Every morning of the trip, Dan would wake up and play three songs at full volume: “Mamas Don’t Let Your Babies Grow Up to Be Cowboys” by Willie Nelson, “Me and Bobby McGee” by Janis Joplin and “The Stars and Stripes Forever” by John Philip Sousa. Then they’d hit the road.

“One of the underrated parts about traveling with someone is that you learn many of their tendencies, their quirks and their habits,” Martin said.

Most of the trip went smoothly, but there were still a few mishaps along the way.

At one point, Dan Rather tweeted that he and Martin had forgotten that Sonic drive-throughs don’t have bathrooms for customer use.

“You learn all kinds of things driving through mid-America. Like: Sonic doesn’t have bathrooms. Also you forget how flat Kansas is,” the tweet read.

The Rathers faced a flurry of outraged tweets from people who were following the progress of the trip. Residents of Kansas replied to the tweet with pictures of hills and valleys in their state, and other Twitter users disagreed with the Rathers’ assessment of Sonic’s bathrooms — or lack thereof.

“Some people thought we didn’t actually stop at the Sonic, as if we were shorting the stock or something,” Martin said.

The Rathers also discovered that very few restaurants are open on a Sunday night in Nebraska. They drove for over a hundred miles — several hours — before reaching a McDonald’s in Alliance, Nebraska. Martin pointed out the irony of their futile search for an open restaurant when he probably would have had an incredible meal if he had been able to stop at any of the houses along the way.

“If I lived in Alliance, Nebraska, whether the McDonald’s is open or closed doesn’t really matter because I probably have 50 steer and I make my own bacon,” he said.


Martin snaps his fingers together when he tries to remember the small town where they filmed one of their first videos.

“They’re terrible production quality, I’ll tell you right now,” he said.

Every night, Martin and his grandfather set up a camera and recorded a reflection on their day. Soon a pattern emerged: They’d make a comment or a joke in one of the videos about one of the towns they had just visited, and the next day there would be a story in that town’s local newspaper. For example, after stopping in Lindsborg, Kansas — also known as Little Sweden — Martin mentioned the “old-time” video store he saw there and joked that they must not have modern streaming services yet.

“This is some great journalism: The reporter from that town had called the video store to see if we’d actually gone inside, which we hadn’t,” Martin said. “They put in a little snark comment that of course, we do have Netflix and Hulu in Little Sweden, Kansas.”

The attention they received for their trip from local newspapers was matched by interest on Facebook.
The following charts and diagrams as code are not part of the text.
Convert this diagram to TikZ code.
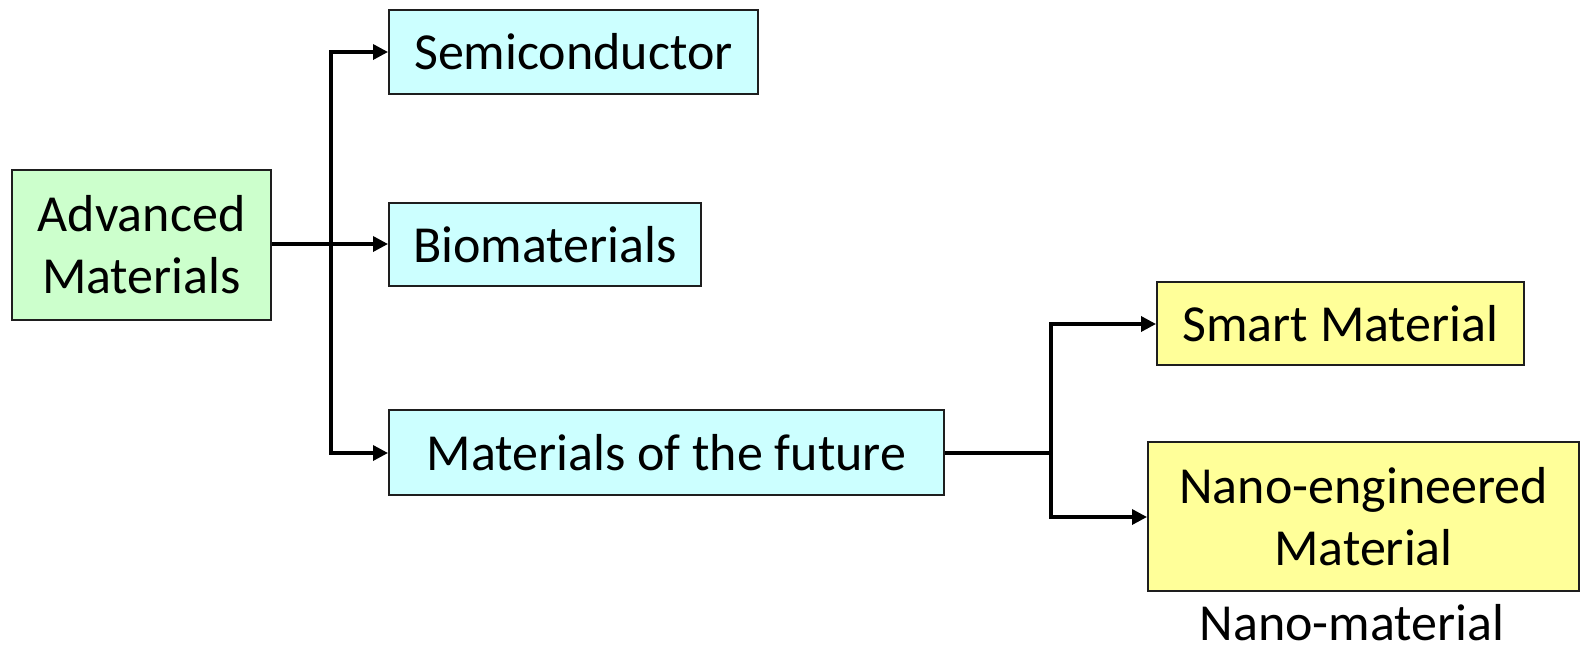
\documentclass[tikz,border=0pt]{standalone}
\usepackage{fontspec}
\setmainfont{Carlito}
\usetikzlibrary{arrows.meta}
\definecolor{boxgreen}{RGB}{204,255,204}
\definecolor{boxcyan}{RGB}{204,255,255}
\definecolor{boxyellow}{RGB}{255,255,153}
\definecolor{edge}{RGB}{30,30,30}
\begin{document}
\begin{tikzpicture}[x=1pt,y=-1pt,
  catbox/.style={draw=edge,line width=2pt,rectangle,inner sep=0pt,align=center,
    font=\fontsize{52}{62}\selectfont},
  link/.style={line width=3.4pt,black,line join=miter},
  arr/.style={link,-{Triangle[length=15pt,width=15pt]}}]
\useasboundingbox (0,0) rectangle (1581,653);

\node[catbox,fill=boxgreen,minimum width=259pt,minimum height=150pt] (adv) at (141.5,245) {Advanced\\Materials};
\node[catbox,fill=boxcyan,minimum width=369pt,minimum height=84pt] (semi) at (573.5,52) {Semiconductor};
\node[catbox,fill=boxcyan,minimum width=312pt,minimum height=83pt] (bio) at (545,244.5) {Biomaterials};
\node[catbox,fill=boxcyan,minimum width=555pt,minimum height=85pt] (fut) at (666.5,452.5) {Materials of the future};
\node[catbox,fill=boxyellow,minimum width=367pt,minimum height=83pt] (smart) at (1340.5,323.5) {Smart Material};
\node[catbox,fill=boxyellow,minimum width=431pt,minimum height=149pt] (nano) at (1363.5,516.5) {Nano-engineered\\Material};
\node[font=\fontsize{52}{62}\selectfont,inner sep=0pt,anchor=base] (nanolbl) at (1352,640) {Nano-material};

% first branching trunk
\coordinate (t1) at (331,244);
\coordinate (t1top) at (331,52);
\coordinate (t1bot) at (331,453);
\draw[link] (adv.east |- t1) -- (t1);
\draw[arr] (t1) -- (t1top) -- (semi.west |- t1top);
\draw[arr] (t1) -- (bio.west |- t1);
\draw[arr] (t1) -- (t1bot) -- (fut.west |- t1bot);

% second branching trunk
\coordinate (t2) at (1051,453);
\coordinate (t2top) at (1051,324);
\coordinate (t2bot) at (1051,517);
\draw[link] (fut.east |- t2) -- (t2);
\draw[arr] (t2) -- (t2top) -- (smart.west |- t2top);
\draw[arr] (t2) -- (t2bot) -- (nano.west |- t2bot);
\end{tikzpicture}
\end{document}
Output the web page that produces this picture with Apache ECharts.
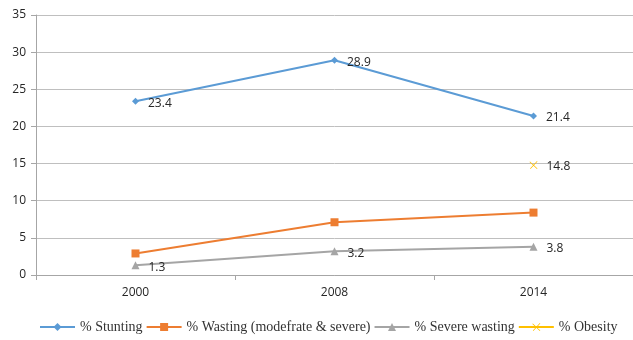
<!DOCTYPE html>
<html><head><meta charset="utf-8">
<script src="https://cdn.jsdelivr.net/npm/echarts@6/dist/echarts.min.js"></script>
<style>html,body{margin:0;padding:0;background:#fff}#c{width:633px;height:340px}</style>
</head><body><div id="c"></div>
<script>
var categories = ['2000', '2008', '2014'];
var stunting = [23.4, 28.9, 21.4];
var wasting = [2.9, 7.1, 8.4];
var severeWasting = [1.3, 3.2, 3.8];
var obesity = [null, null, 14.8];
var seriesNames = ['% Stunting', '% Wasting (modefrate & severe)', '% Severe wasting', '% Obesity'];
var yTicks = [0, 5, 10, 15, 20, 25, 30, 35];

var chart = echarts.init(document.getElementById('c'));
var lbl = {show: true, position: 'right', distance: 9, offset: [0, 2], color: '#262626', fontFamily: 'Open Sans', fontSize: 12};
var xSym = 'path://M0,0L10,10L9.3,10.7L-0.7,0.7ZM10,0L0.7,10.7L-0.0,10L9.3,-0.7Z';
chart.setOption({
  animation: false,
  grid: {left: 36, right: 0, top: 15, bottom: 65},
  legend: {
    bottom: 1, left: 34, itemGap: 3, itemWidth: 35, itemHeight: 10,
    textStyle: {fontFamily: 'Liberation Serif', fontSize: 14, color: '#333'},
    data: seriesNames
  },
  xAxis: {
    type: 'category', data: categories, boundaryGap: true,
    axisLine: {lineStyle: {color: '#a6a6a6'}},
    axisTick: {show: true, length: 5, lineStyle: {color: '#a6a6a6'}},
    axisLabel: {color: '#262626', fontFamily: 'Open Sans', fontSize: 12, margin: 12}
  },
  yAxis: {
    type: 'value', min: 0, max: 35, interval: 5,
    axisLine: {show: true, lineStyle: {color: '#a6a6a6'}},
    axisTick: {show: true, length: 5, lineStyle: {color: '#a6a6a6'}},
    splitLine: {lineStyle: {color: '#bfbfbf'}},
    axisLabel: {color: '#262626', fontFamily: 'Open Sans', fontSize: 12, margin: 10,
      formatter: function(v){ return yTicks.indexOf(v) >= 0 ? String(v) : ''; }}
  },
  series: [
    {name: seriesNames[0], type: 'line', data: stunting, color: '#5b9bd5', symbol: 'diamond', symbolSize: 7,
      lineStyle: {width: 2}, label: lbl},
    {name: seriesNames[1], type: 'line', data: wasting, color: '#ed7d31', symbol: 'rect', symbolSize: 8,
      lineStyle: {width: 2}},
    {name: seriesNames[2], type: 'line', data: severeWasting, color: '#a5a5a5', symbol: 'triangle', symbolSize: 8,
      lineStyle: {width: 2}, label: lbl},
    {name: seriesNames[3], type: 'line', data: obesity, color: '#ffc000', symbol: xSym, symbolSize: 8,
      lineStyle: {width: 2}, label: lbl}
  ]
});
</script></body></html>
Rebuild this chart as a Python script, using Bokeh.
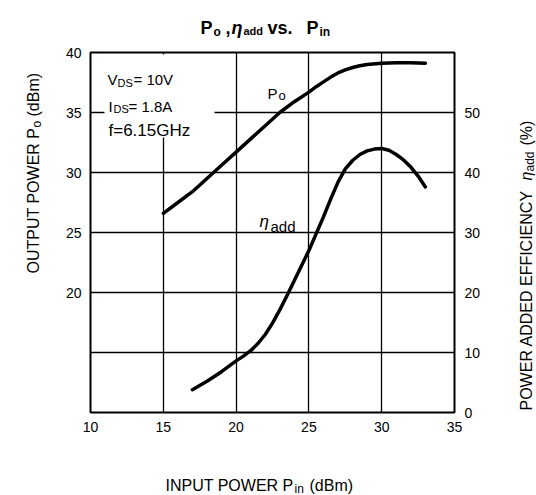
import math
from bokeh.plotting import figure
from bokeh.models import Range1d, LinearAxis, FixedTicker, Label, BoxAnnotation
from bokeh.layouts import column, row
from bokeh.embed import file_html
from bokeh.resources import INLINE

# ---- data ----
pin_po = [15, 16, 17, 18, 19, 20, 21, 22, 23, 24, 25, 25.5, 26, 26.5, 27, 27.5, 28, 28.5, 29, 30, 31, 32, 33]
po = [26.6, 27.5, 28.4, 29.5, 30.6, 31.7, 32.8, 33.9, 35.0, 35.9, 36.7, 37.15, 37.55, 37.95, 38.3, 38.55, 38.75, 38.9, 39.0, 39.1, 39.15, 39.15, 39.1]

pin_eta = [17, 18, 19, 20, 20.5, 21, 21.5, 22, 22.5, 23, 23.5, 24, 25, 26, 26.5, 27, 27.5, 28, 28.5, 29, 29.5, 30, 30.5, 31, 31.5, 32, 32.5, 33]
eta = [3.8, 5.2, 6.8, 8.6, 9.4, 10.3, 11.5, 13.0, 14.9, 17.1, 19.5, 22.0, 27.0, 32.6, 35.6, 38.4, 40.6, 42.0, 43.0, 43.6, 43.9, 44.0, 43.7, 43.0, 42.1, 40.9, 39.4, 37.6]

x_ticks = [10, 15, 20, 25, 30, 35]
y_left_ticks = [20, 25, 30, 35, 40]
y_grid_ticks = [15, 20, 25, 30, 35]
y_right_ticks = [0, 10, 20, 30, 40, 50]

FONT = "Liberation Sans"


def strip(w, h):
    f = figure(width=w, height=h, output_backend="svg", toolbar_location=None,
               x_range=Range1d(0, 1), y_range=Range1d(0, 1),
               x_axis_type=None, y_axis_type=None, min_border=0)
    f.outline_line_color = None
    f.background_fill_color = "white"
    f.border_fill_color = "white"
    f.xgrid.visible = False
    f.ygrid.visible = False
    return f


def txt(fig, x, y, s, size, style="normal", angle=0.0):
    fig.add_layout(Label(x=x, y=y, x_units="canvas", y_units="canvas", text=s,
                         text_font=FONT, text_font_size=f"{size}px",
                         text_font_style=style, text_color="black", text_align="left",
                         text_baseline="alphabetic", angle=angle))


# ---- main chart (page x 50..500, y 40..450) ----
p = figure(width=450, height=410, output_backend="svg", toolbar_location=None,
           x_range=Range1d(10, 35), y_range=Range1d(10, 40),
           min_border_left=40, min_border_right=46, min_border_top=12, min_border_bottom=38)
p.extra_y_ranges = {"eta": Range1d(0, 60)}

p.background_fill_color = "white"
p.border_fill_color = "white"
p.outline_line_color = "black"
p.outline_line_width = 2

for ax in (p.xaxis[0], p.yaxis[0]):
    ax.axis_line_color = None
    ax.major_tick_line_color = None
    ax.minor_tick_line_color = None
    ax.major_label_text_font = FONT
    ax.major_label_text_font_size = "14px"
    ax.major_label_text_color = "black"
p.xaxis.ticker = FixedTicker(ticks=x_ticks)
p.yaxis.ticker = FixedTicker(ticks=y_left_ticks)
p.xaxis.major_label_standoff = 3
p.yaxis.major_label_standoff = 3

ra = LinearAxis(y_range_name="eta", ticker=FixedTicker(ticks=y_right_ticks))
ra.axis_line_color = None
ra.major_tick_line_color = None
ra.minor_tick_line_color = None
ra.major_label_text_font = FONT
ra.major_label_text_font_size = "14px"
ra.major_label_text_color = "black"
ra.major_label_standoff = 4
p.add_layout(ra, "right")

p.xgrid.ticker = FixedTicker(ticks=x_ticks[1:-1])
p.ygrid.ticker = FixedTicker(ticks=y_grid_ticks)
for g in (p.xgrid[0], p.ygrid[0]):
    g.grid_line_color = "black"
    g.grid_line_width = 1.3
    g.grid_line_alpha = 1

p.line(pin_po, po, line_color="black", line_width=3.5, line_cap="round", line_join="round")
p.line(pin_eta, eta, y_range_name="eta", line_color="black", line_width=3.5,
       line_cap="round", line_join="round")

OX, OY = 50, 40
# white area behind the operating-conditions text
p.add_layout(BoxAnnotation(left=104 - OX, right=214 - OX, top=54 - OY, bottom=137 - OY,
                           left_units="canvas", right_units="canvas",
                           top_units="canvas", bottom_units="canvas",
                           fill_color="white", fill_alpha=1, line_color=None))

txt(p, 107 - OX, 79 - OY, "V", 15)
txt(p, 117 - OX, 82 - OY, "DS", 11)
txt(p, 133 - OX, 79 - OY, "= 10V", 15)
txt(p, 108 - OX, 106 - OY, "I", 15)
txt(p, 113 - OX, 108 - OY, "DS", 11)
txt(p, 128 - OX, 106 - OY, "= 1.8A", 15)
txt(p, 108 - OX, 130 - OY, "f=6.15GHz", 17)

txt(p, 267 - OX, 93 - OY, "P", 15)
txt(p, 278 - OX, 95 - OY, "o", 13)
txt(p, 259 - OX, 221 - OY, "η", 17, "italic")
txt(p, 270 - OX, 226 - OY, "add", 15)

# ---- title strip (page y 0..40) ----
top = strip(536, 40)
txt(top, 200, 27, "P", 18, "bold")
txt(top, 213, 31, "o", 12, "bold")
txt(top, 225, 27, ",", 18, "bold")
txt(top, 231, 27, "η", 18, "bold italic")
txt(top, 243, 30, "add", 11, "bold")
txt(top, 267, 27, "vs.", 18, "bold")
txt(top, 306, 27, "P", 18, "bold")
txt(top, 319, 31, "in", 12, "bold")

# ---- left strip (page x 0..50, y 40..450) ----
A = math.pi / 2
left = strip(50, 410)
txt(left, 33, 273 - OY, "OUTPUT POWER P", 16, angle=A)
txt(left, 36, 127 - OY, "o", 12, angle=A)
txt(left, 33, 116 - OY, "(dBm)", 16, angle=A)

# ---- right strip (page x 500..536, y 40..450) ----
right = strip(36, 410)
txt(right, 26, 410 - OY, "POWER ADDED EFFICIENCY", 16, angle=A)
txt(right, 26, 180 - OY, "η", 16, "italic", angle=A)
txt(right, 29, 171 - OY, "add", 12, angle=A)
txt(right, 26, 145 - OY, "(%)", 16, angle=A)

# ---- bottom strip (page y 450..495) ----
bottom = strip(536, 45)
txt(bottom, 165, 485 - 450, "INPUT POWER P", 16)
txt(bottom, 294, 488 - 450, "in", 12)
txt(bottom, 309, 485 - 450, "(dBm)", 16)

layout = column(top, row(left, p, right), bottom)
open("out.html", "w").write(file_html(layout, INLINE))
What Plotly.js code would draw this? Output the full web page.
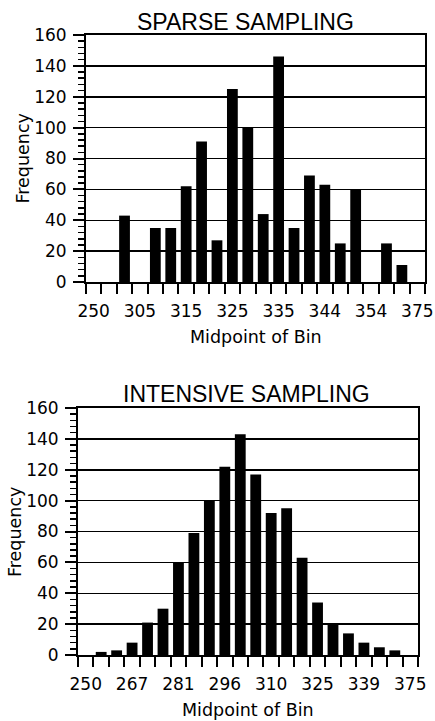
<!DOCTYPE html>
<html>
<head>
<meta charset="utf-8">
<script src="https://cdn.plot.ly/plotly-3.0.1.min.js"></script>
<style>
  html, body { margin: 0; padding: 0; background: #ffffff; }
  #chart { width: 435px; height: 721px; }
</style>
</head>
<body>
<div id="chart"></div>
<script>
// ---- data ----
const bins = [0, 1, 2, 3, 4, 5, 6, 7, 8, 9, 10, 11, 12, 13, 14, 15, 16, 17, 18, 19, 20, 21];
const sparseFreq = [0, 0, 43, 0, 35, 35, 62, 91, 27, 125, 100, 44, 146, 35, 69, 63, 25, 60, 0, 25, 11, 0];
const intensiveFreq = [0, 2, 3, 8, 21, 30, 60, 79, 100, 122, 143, 117, 92, 95, 63, 34, 20, 14, 8, 5, 3, 0];
const tickBins = [0, 3, 6, 9, 12, 15, 18, 21];
const sparseTickLabels = ['250', '305', '315', '325', '335', '344', '354', '375'];
const intensiveTickLabels = ['250', '267', '281', '296', '310', '325', '339', '375'];
const titleSparse = 'SPARSE SAMPLING';
const titleIntensive = 'INTENSIVE SAMPLING';
const xTitle = 'Midpoint of Bin';
const yTitle = 'Frequency';

// ---- styling ----
const W = 435, H = 721;
const tickFont = { family: 'DejaVu Sans', size: 17, color: '#000' };
const axTitleFont = { family: 'DejaVu Sans', size: 17.5, color: '#000' };
const titleFont = { family: 'Liberation Sans, Arial, sans-serif', size: 23, color: '#000' };

function px(x) { return x / W; }
function py(y) { return 1 - y / H; }

// labels centred under their bins; tick marks (minor ticks) on the bin boundaries
function xAxis(domain, anchor, labels) {
  return {
    domain: domain,
    anchor: anchor,
    range: [-0.5, bins.length - 0.5],
    tickmode: 'array',
    tickvals: tickBins,
    ticktext: labels,
    ticks: 'outside',
    ticklen: 10,
    tickwidth: 2,
    tickcolor: 'rgba(0,0,0,0)',
    tickfont: tickFont,
    ticklabelstandoff: 3,
    showgrid: false,
    zeroline: false,
    showline: true,
    linecolor: '#000',
    linewidth: 2,
    mirror: true,
    fixedrange: true,
    minor: {
      tickmode: 'linear',
      tick0: -0.5,
      dtick: 1,
      ticks: 'outside',
      ticklen: 10,
      tickwidth: 2,
      tickcolor: '#000',
      showgrid: false
    }
  };
}

function yAxis(domain, anchor) {
  return {
    domain: domain,
    anchor: anchor,
    range: [0, 160],
    tickmode: 'linear',
    tick0: 0,
    dtick: 20,
    ticks: 'outside',
    ticklen: 11,
    tickwidth: 2,
    tickcolor: '#000',
    showgrid: true,
    gridcolor: '#000',
    gridwidth: 1.5,
    zeroline: false,
    showline: true,
    linecolor: '#000',
    linewidth: 2,
    mirror: true,
    tickfont: tickFont,
    ticklabelstandoff: 3,
    fixedrange: true,
    minor: {
      tickmode: 'linear',
      tick0: 0,
      dtick: 4,
      ticks: 'outside',
      ticklen: 6,
      tickwidth: 1.5,
      tickcolor: '#000',
      showgrid: false
    }
  };
}

const barStyle = { color: '#000', line: { width: 0 } };

const traces = [
  { type: 'bar', x: bins, y: sparseFreq, xaxis: 'x', yaxis: 'y', marker: barStyle, hoverinfo: 'skip' },
  { type: 'bar', x: bins, y: intensiveFreq, xaxis: 'x2', yaxis: 'y2', marker: barStyle, hoverinfo: 'skip' }
];

const topX = [px(86), px(425)], topY = [py(282), py(35)];
const botX = [px(78), px(418)], botY = [py(655), py(408)];

const layout = {
  width: W,
  height: H,
  margin: { l: 0, r: 0, t: 0, b: 0, pad: 0 },
  paper_bgcolor: '#fff',
  plot_bgcolor: '#fff',
  showlegend: false,
  bargap: 0.3,
  xaxis: xAxis(topX, 'y', sparseTickLabels),
  yaxis: yAxis(topY, 'x'),
  xaxis2: xAxis(botX, 'y2', intensiveTickLabels),
  yaxis2: yAxis(botY, 'x2'),
  annotations: [
    { text: titleSparse, xref: 'paper', yref: 'paper', x: px(245), y: py(22), xanchor: 'center', yanchor: 'middle', showarrow: false, font: titleFont },
    { text: titleIntensive, xref: 'paper', yref: 'paper', x: px(246), y: py(394), xanchor: 'center', yanchor: 'middle', showarrow: false, font: titleFont },
    { text: yTitle, xref: 'paper', yref: 'paper', x: px(22), y: py(158.5), textangle: -90, xanchor: 'center', yanchor: 'middle', showarrow: false, font: axTitleFont },
    { text: yTitle, xref: 'paper', yref: 'paper', x: px(15), y: py(532), textangle: -90, xanchor: 'center', yanchor: 'middle', showarrow: false, font: axTitleFont },
    { text: xTitle, xref: 'paper', yref: 'paper', x: px(256), y: py(337), xanchor: 'center', yanchor: 'middle', showarrow: false, font: axTitleFont },
    { text: xTitle, xref: 'paper', yref: 'paper', x: px(248.5), y: py(710), xanchor: 'center', yanchor: 'middle', showarrow: false, font: axTitleFont }
  ]
};

Plotly.newPlot('chart', traces, layout, { staticPlot: true, displayModeBar: false });
</script>
</body>
</html>
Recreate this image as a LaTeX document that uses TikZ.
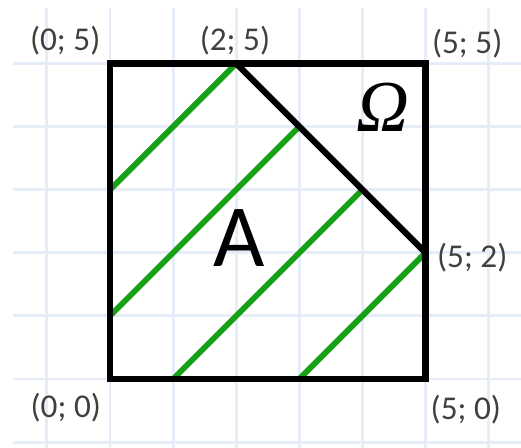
\documentclass[tikz,border=0pt]{standalone}
\usepackage{fontspec}
\setmainfont{Carlito}
\newfontfamily\omegafont{Liberation Serif}
\definecolor{gridblue}{RGB}{230,236,248}
\definecolor{hatchgreen}{RGB}{22,160,22}
\begin{document}
\begin{tikzpicture}[x=1cm,y=1cm,
  gridline/.style={draw=gridblue,line width=1.3pt},
  border/.style={draw=black,line width=2.8pt,line join=miter},
  hatch/.style={draw=hatchgreen,line width=2.6pt},
  coordlabel/.style={font=\fontsize{15}{18}\selectfont,inner sep=0pt,text=black!75}]
\useasboundingbox (-1.743,-1.093) rectangle (6.513,6.006);
% grid
\foreach \gx in {-1,...,6} \draw[gridline] (\gx,-1.093) -- (\gx,5.88);
\foreach \gy in {-1,...,5} \draw[gridline] (-1.54,\gy) -- (6.513,\gy);
% vertices
\coordinate (O) at (0,0);
\coordinate (B) at (0,5);
\coordinate (C) at (2,5);
\coordinate (D) at (5,5);
\coordinate (E) at (5,2);
\coordinate (F) at (5,0);
% hatch endpoints
\coordinate (h1a) at (0,3);
\coordinate (h2a) at (0,1);
\coordinate (h2b) at (3,4);
\coordinate (h3a) at (1,0);
\coordinate (h3b) at (4,3);
\coordinate (h4a) at (3,0);
% hatching
\draw[hatch] (h1a) -- (C);
\draw[hatch] (h2a) -- (h2b);
\draw[hatch] (h3a) -- (h3b);
\draw[hatch] (h4a) -- (E);
% square and cut
\draw[border] (O) -- (B) -- (D) -- (F) -- cycle;
\draw[border] (C) -- (E);
% labels
\node[coordlabel] (lB) at (-0.71,5.36) {(0; 5)};
\node[coordlabel] (lC) at (1.98,5.36) {(2; 5)};
\node[coordlabel] (lD) at (5.66,5.31) {(5; 5)};
\node[coordlabel] (lE) at (5.74,1.93) {(5; 2)};
\node[coordlabel] (lO) at (-0.70,-0.45) {(0; 0)};
\node[coordlabel] (lF) at (5.64,-0.49) {(5; 0)};
\node[font=\fontsize{40}{44}\selectfont,inner sep=0pt] (A) at (2.04,2.24) {A};
\node[font=\omegafont\itshape\fontsize{33}{38}\selectfont,inner sep=0pt] (Om) at (4.33,4.3) {Ω};
\end{tikzpicture}
\end{document}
After making his first post about the trip, Martin received so many friend requests that he had to make a public Facebook page in addition to his personal account. At first he posted primarily about the road trip and had an outpouring of response from fans of his grandfather’s journalism who wanted to follow along on the trip’s progress.

“If you look through the comments, you can see people saying, oh, I took a trip like this with my uncle, with my grandmother,” Martin said.

A casual scroll through the comments reveals people — all strangers to Martin — talking about memories of their grandparents or offering to give Martin and Dan tours if they swing by their small towns: Red Wing, Minnesota; Olathe, Kansas; Chamberlain, South Dakota.

“I’ve driven across country in some direction from some point many times,” Jason Gaskill wrote in a comment. “The trip was always the destination. The destination the place to circle back home. Enjoy the trip. It’s the best part. Just like life.”

Even though the road trip is over, the page has lived on. Now Martin writes posts two or three times a week, mostly about politics and current events. They are often the result of conversations he has with roommates, friends or people in his O-Week group.

“I don’t know that Rice is the most politically active campus — I would not say that — but I think you do still hear really interesting things,” Martin said.

Martin takes those interesting things and turns them into posts that get thousands of likes on his Facebook page. He plans to expand his newfound media presence over the coming year, before he graduates in May. His goal is to be a voice that highlights current events in the context of a young person’s experiences. He said there aren’t enough young voices on CNN, MSNBC or NPR.

“It has occurred to me that part of the struggle of being a young adult in America today is having access to a wealth of information about all the problems of our country that badly need fixing while simultaneously feeling helpless to make a change,” he said.

In his road trip, Martin saw firsthand the role that a popular monument like Mount Rushmore has in American culture; a few days later, he started a conversation on Facebook about the role of the Charlottesville, Virginia statue of Robert E. Lee where a white nationalist rally erupted in violence on Aug. 12.

“I think national institutions have been eroded and my hope is that we can get to the point where we can all come around and find things that we can all agree to admire and respect,” Martin said.